In one week alone, 87 tonnes of food waste has been saved from your general rubbish bins!  And this is not the whole picture – we know lots of you compost at home.

Collecting food waste is just the beginning. Food waste collected from across the borough is sent to a facility where it is turned into compost to improve farmland around London.

The compost is delivered to farmers in counties near the capital to use to make their soil more fertile and help grow better food for us to enjoy.

If we all do our bit we can not only improve the environment and help farmers grow food, but cut the £1.75 million it costs us each year to dispose of food waste.

Find out more

You can find out more about recycling in Lambeth and find out handy hints and tips on our environment blog and twitter account @EnviroLambeth

What do you think?

There are lots of ways of dealing with food waste, is the new food waste service a good thing? What do you do with your leftovers? Let us know your thoughts – leave a comment below.

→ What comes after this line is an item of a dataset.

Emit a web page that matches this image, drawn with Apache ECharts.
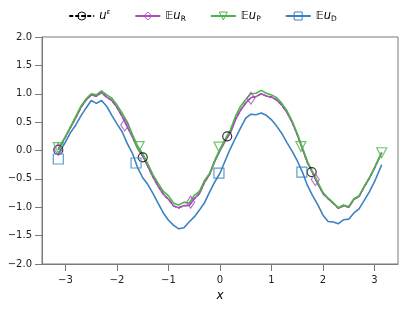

4 Thoughts on “Food waste – from plate to field and back

  1. Laura Tapper says:

    I am not really sure how lining the caddy with newspaper or not using anything is going to work in the hot weather in the summer when the external bins will start to smell considerably. I agree that you should be able to pick up the bags at local council facilities like leisure / centres libraries.

    • Campaigns Team says:

      Thank you for your feedback Laura.

      There are no plans at the moment to sell compostable liners in the libraries or leisure centres but they are available in all big supermarkets as well as online. These compostable liners can be tied shut to prevent smells and make empting the inside bin cleaner/easier. Alternatively, newspaper or kitchen roll can be used if you wish.

      We do not provide bin liners for free, as this would cost approximately £300,000 per year. We feel that most residents would prefer that this money be spent on other important frontline services.

  2. Campaigns team says:

    Thanks for your feedback Ovie.
    We have partnered with to make liners easily available at low-cost, but they can also be picked up in all the big supermarkets.
    In addition, you could also choose to line your caddy with newspaper or kitchen roll.

  3. Ovie says:

    I consider that Lambeth council should of made it easier to replenish the small food caddy bin liners. Bromley Borough made caddy liners available through the Library service for £2 a role. Why is Lambeth not doing the same?